The tough part about that is, and I’m still coming to grips with this, a student that probably experienced the greatest amount of growth and fulfillment during that trip ended his life five months later during the first week of school.
In the last part of his obituary, there was a whole section about how Outward Bound changed his life. The Outward Bound trip he took completely changed his outlook on life and when I saw that, I cried tears of joy and tears of sorrow. I cried tears of joy because it warmed my heart to know that that trip was so impactful and helped to bring out the leader in him. I cried tears of sorrow because his loss was tragic and devastating.
Throughout that trip, my students thanked me and expressed their love and gratitude for me being there for them and helping them grow.
During the last night of that expedition, we lit a fire, and everyone had to figuratively put something important into the fire that they wanted to let go of.
I think I came to terms with not having the relationship with my father that I wanted, because when I saw who was to my students, and I realized that what I was looking for, I had become.
My third expedition was very rough because the weather was awful. The first couple of days it was 40 degrees and it rained nonstop. On the second night we didn’t prepare for sleep, we just fell asleep and woke up soaking wet.

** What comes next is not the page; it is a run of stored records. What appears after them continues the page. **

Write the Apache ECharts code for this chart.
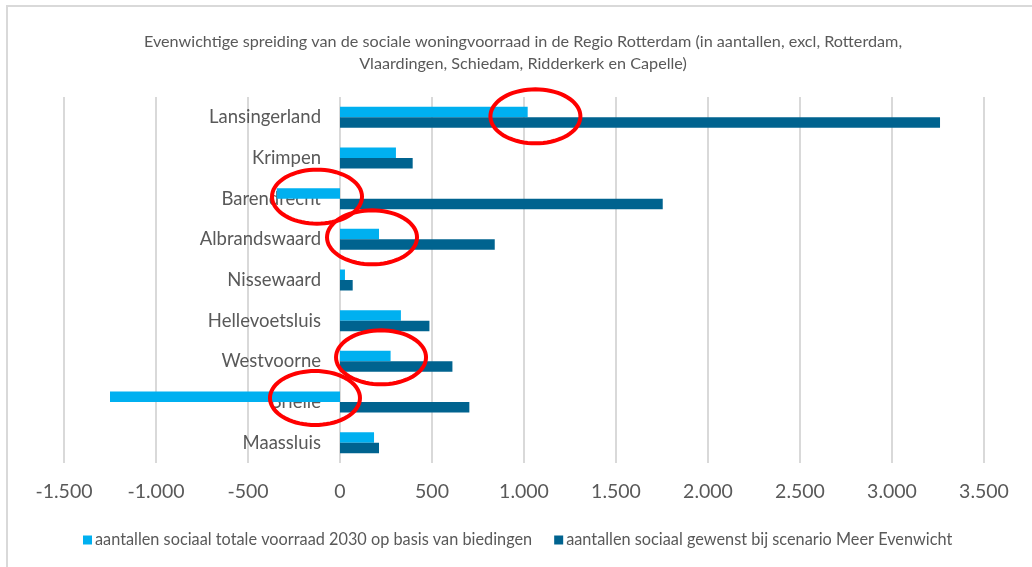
<!DOCTYPE html>
<html>
<head>
<meta charset="utf-8">
<script src="https://cdn.jsdelivr.net/npm/echarts@6/dist/echarts.min.js"></script>
<style>
  html, body { margin: 0; padding: 0; background: #ffffff; }
  #chart { width: 1032px; height: 567px; }
</style>
</head>
<body>
<div id="chart"></div>
<script>
// Municipalities, top to bottom
const categories = ['Lansingerland', 'Krimpen', 'Barendrecht', 'Albrandswaard', 'Nissewaard',
  'Hellevoetsluis', 'Westvoorne', 'Brielle', 'Maassluis'];

// Social housing stock 2030 based on offers
const voorraad2030 = [1020, 304, -344, 212, 27, 331, 275, -1250, 185];
// Desired social housing under the "Meer Evenwicht" scenario
const gewenst = [3261, 395, 1754, 841, 69, 486, 611, 703, 212];

const seriesNames = [
  'aantallen sociaal totale voorraad 2030 op basis van biedingen',
  'aantallen sociaal gewenst bij scenario Meer Evenwicht'
];

const titleText = 'Evenwichtige spreiding van de sociale woningvoorraad in de Regio Rotterdam (in aantallen, excl, Rotterdam,\nVlaardingen, Schiedam, Ridderkerk en Capelle)';

// Highlight rings, placed in data coordinates (value, category)
const highlights = [
  { value: 1062, cat: 'Lansingerland', dy: -1 },
  { value: -125, cat: 'Barendrecht', dy: -2 },
  { value: 174, cat: 'Albrandswaard', dy: -2 },
  { value: 223, cat: 'Westvoorne', dy: -4 },
  { value: -136, cat: 'Brielle', dy: -4 }
];

const FONT = 'Lato, "Open Sans", sans-serif';
const TEXT = '#595959';
const GRID = '#D9D9D9';
const GRID_LEFT = 64;

const fmt = v => {
  const s = Math.abs(v).toString().replace(/\B(?=(\d{3})+(?!\d))/g, '.');
  return (v < 0 ? '-' : '') + s;
};

const chart = echarts.init(document.getElementById('chart'), null, { renderer: 'canvas' });

const option = {
  backgroundColor: '#ffffff',
  animation: false,
  textStyle: { fontFamily: FONT },
  title: {
    text: titleText,
    left: 518,
    textAlign: 'center',
    top: 26,
    textStyle: { fontFamily: FONT, fontSize: 16.2, fontWeight: 'normal', color: TEXT, lineHeight: 22 }
  },
  legend: {
    bottom: 14,
    left: 78,
    itemWidth: 9,
    itemHeight: 9,
    itemGap: 22,
    icon: 'rect',
    textStyle: { fontFamily: FONT, fontSize: 16.3, color: TEXT, padding: [0, 0, 0, -2] },
    data: seriesNames
  },
  grid: { left: GRID_LEFT, right: 48, top: 97, bottom: 104, containLabel: false, outerBoundsMode: 'none' },
  xAxis: {
    type: 'value',
    min: -1500,
    max: 3500,
    interval: 500,
    axisLine: { show: false },
    axisTick: { show: false },
    splitLine: { show: true, lineStyle: { color: GRID, width: 2 } },
    axisLabel: { formatter: fmt, fontFamily: FONT, fontSize: 19.5, color: TEXT, margin: 19 }
  },
  yAxis: {
    type: 'category',
    inverse: true,
    data: categories,
    axisLine: { show: false, onZero: false },
    axisTick: { show: false },
    axisLabel: { fontFamily: FONT, fontSize: 18.5, color: TEXT, margin: 19 }
  },
  series: [
    {
      name: seriesNames[0],
      type: 'bar',
      data: voorraad2030,
      barWidth: 10.5,
      barGap: '0%',
      itemStyle: { color: '#00B0F0' }
    },
    {
      name: seriesNames[1],
      type: 'bar',
      data: gewenst,
      barWidth: 10.5,
      barGap: '0%',
      itemStyle: { color: '#00638F' }
    }
  ]
};

chart.setOption(option);

// Move the category axis (with its labels) onto the zero line of the value axis
const zeroX = chart.convertToPixel({ xAxisIndex: 0 }, 0);
chart.setOption({ yAxis: { offset: -(zeroX - GRID_LEFT) } });

// Ellipse outline points around a pixel center
function ellipsePoints(cx, cy, rx, ry) {
  const pts = [];
  const n = 72;
  for (let i = 0; i < n; i++) {
    const a = (i / n) * Math.PI * 2;
    pts.push([cx + rx * Math.cos(a), cy + ry * Math.sin(a)]);
  }
  return pts;
}

const graphics = [
  {
    type: 'rect',
    shape: { x: 7, y: 6, width: 1040, height: 580 },
    style: { fill: 'none', stroke: GRID, lineWidth: 2 },
    silent: true,
    z: 0
  }
];

highlights.forEach(h => {
  const p = chart.convertToPixel({ gridIndex: 0 }, [h.value, h.cat]);
  graphics.push({
    type: 'polygon',
    shape: { points: ellipsePoints(p[0], p[1] + h.dy, 45, 27) },
    style: { fill: 'none', stroke: '#FF0000', lineWidth: 4 },
    silent: true,
    z: 100
  });
});

chart.setOption({ graphic: graphics });
</script>
</body>
</html>
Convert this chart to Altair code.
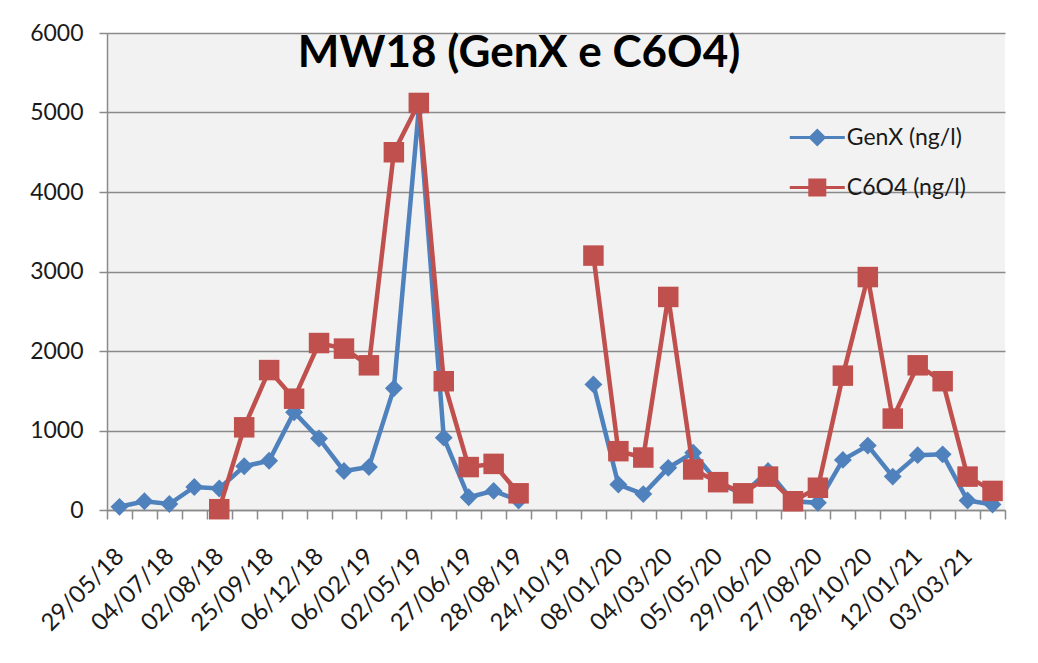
import altair as alt
import pandas as pd

# ---------------- data ----------------
tick_labels = ["29/05/18", "04/07/18", "02/08/18", "25/09/18", "06/12/18", "06/02/19",
               "02/05/19", "27/06/19", "28/08/19", "24/10/19", "08/01/20", "04/03/20",
               "05/05/20", "29/06/20", "27/08/20", "28/10/20", "12/01/21", "03/03/21"]

genx = [40, 110, 75, 290, 270, 550, 620, 1230, 900, 490, 540, 1530, 5050, 910, 160, 240, 120,
        None, None,
        1580, 320, 200, 530, 720, 340, 200, 490, 110, 90, 630, 810, 420, 690, 700, 120, 70]

c6o4 = [None, None, None, None,
        10, 1040, 1760, 1400, 2100, 2030, 1820, 4500, 5120, 1620, 540, 580, 210,
        None, None,
        3200, 740, 660, 2680, 510, 350, 210, 420, 110, 280, 1690, 2930, 1150, 1820, 1620, 420, 240]

series_names = ["GenX (ng/l)", "C6O4 (ng/l)"]
series_colors = ["#4f81bd", "#c0504d"]
y_ticks = [0, 1000, 2000, 3000, 4000, 5000, 6000]

# ---------------- styling ----------------
GRAY = "#8a8a8a"
TEXT = "#1a1a1a"
FONT = "Lato"
PLOT_BG = "#f2f2f2"
n = len(genx)

legend_shapes = [
    "M-2.75,-0.15L2.75,-0.15L2.75,0.15L-2.75,0.15Z M0,-0.9L0.9,0L0,0.9L-0.9,0Z",
    "M-2.75,-0.15L2.75,-0.15L2.75,0.15L-2.75,0.15Z M-0.9,-0.9L0.9,-0.9L0.9,0.9L-0.9,0.9Z",
]

df = pd.DataFrame({"idx": list(range(n)), "genx": genx, "c6o4": c6o4})
legend_df = pd.DataFrame({"series": series_names})

x_scale = alt.Scale(domain=[-0.5, n - 0.5], nice=False, zero=False)
y_scale = alt.Scale(domain=[0, 6000], nice=False)

tick_axis = alt.Axis(orient="bottom", values=[i - 0.5 for i in range(n + 1)], labels=False, grid=False,
                     ticks=True, tickSize=9, tickColor=GRAY, tickWidth=1.5,
                     domain=True, domainColor=GRAY, domainWidth=1.5, title=None)

label_js = "[" + ",".join("'" + s + "'" for s in tick_labels) + "]"
label_axis = alt.Axis(orient="bottom", values=list(range(0, n, 2)), labelExpr=label_js + "[datum.value/2]",
                      ticks=False, domain=False, grid=False, labelAngle=-45,
                      labelFont=FONT, labelFontSize=24, labelColor=TEXT, labelOffset=-8,
                      labelPadding=34, labelOverlap=False, labelFlush=False, title=None)

y_axis = alt.Axis(values=y_ticks, format="d", grid=True, gridColor=GRAY, gridWidth=1.5,
                  tickSize=8, tickColor=GRAY, tickWidth=1.5,
                  domain=True, domainColor=GRAY, domainWidth=1.5,
                  labelFont=FONT, labelFontSize=23, labelColor=TEXT, labelPadding=16,
                  title=None)

base = alt.Chart(df)

blue_line = base.mark_line(color=series_colors[0], strokeWidth=4.5).encode(
    x=alt.X("idx:Q", scale=x_scale, axis=tick_axis),
    y=alt.Y("genx:Q", scale=y_scale, axis=y_axis),
)
blue_pts = base.mark_point(filled=True, shape="diamond", size=320, color=series_colors[0], opacity=1).encode(
    x=alt.X("idx:Q", scale=x_scale, axis=label_axis),
    y=alt.Y("genx:Q", scale=y_scale, axis=y_axis),
)
red_line = base.mark_line(color=series_colors[1], strokeWidth=4.5).encode(
    x=alt.X("idx:Q", scale=x_scale, axis=None),
    y=alt.Y("c6o4:Q", scale=y_scale, axis=y_axis),
)
red_pts = base.mark_point(filled=True, shape="square", size=420, color=series_colors[1], opacity=1).encode(
    x=alt.X("idx:Q", scale=x_scale, axis=None),
    y=alt.Y("c6o4:Q", scale=y_scale, axis=y_axis),
)

leg = alt.Legend(orient="none", legendX=681, legendY=93, title=None,
                 symbolSize=400, symbolStrokeWidth=0, symbolOffset=17.8,
                 labelOffset=18, rowPadding=26, padding=0,
                 labelFont=FONT, labelFontSize=23, labelColor=TEXT)

legend_layer = alt.Chart(legend_df).mark_point(filled=True, opacity=1).encode(
    color=alt.Color("series:N", scale=alt.Scale(domain=series_names, range=series_colors), legend=leg),
    shape=alt.Shape("series:N", scale=alt.Scale(domain=series_names, range=legend_shapes), legend=leg),
).transform_filter("false")

chart = alt.layer(blue_line, blue_pts, red_line, red_pts, legend_layer).resolve_axis(
    x="independent"
).properties(
    width=898,
    height=477,
    view=alt.ViewBackground(fill=PLOT_BG, strokeWidth=0),
    title=alt.TitleParams("MW18 (GenX e C6O4)", anchor="middle", frame="group",
                          font=FONT, fontSize=44, fontWeight="bold", color="#000000",
                          baseline="alphabetic", offset=0, dx=-37, dy=89),
    autosize=alt.AutoSizeParams(type="none"),
    padding={"left": 99, "top": 25, "right": 20, "bottom": 140},
).configure_view(fill=PLOT_BG, strokeWidth=0)

chart.save("out.html", embed_options={"renderer": "svg", "actions": False})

We made it through those rough days by looking out for each other and focusing on getting through it the best way we could. We kept our tents close together and we survived it. We shared blankets and parts of our ponchos if someone’s poncho was dry. We learned how to help each other survive.
Thank God the next day was amazing. The weather started getting way better and the rest of the trip wasn’t as tough. Although those first few days were brutal, it was something that built a lot of character for all of us.
Outward Bound has given me so much and my experiences with the program help me to keep showing up for my students because we went through and overcame challenges together. We also learned the importance of taking things one step at a time to reach our goals.
One of the most important lessons I learned and share with my students on expeditions and in the classroom, is to visualize where I’m going to see myself later on down the line.
When I went on the second and third trips with Outward Bound, on Monday, I was thinking about completion on Friday, and I know completion on Friday means you’ve got to put one foot in front of the other foot on Monday, constantly. Then on Tuesday, constantly, and every day after that.
I tell my students I know how bad the backpack hurts on your shoulder. I know how thirsty you are. I know how much it sucks to have your shoes and your socks wet, and we’ve got to hike five more miles, but I also know what completion feels like on Friday and the impact that it leaves on you for the rest of your life.
That is one of the things I remind my students of when they are struggling: remember to just keep taking one step, and then another toward your goal, and imagine how you will feel when you’ve accomplished what you set out to do.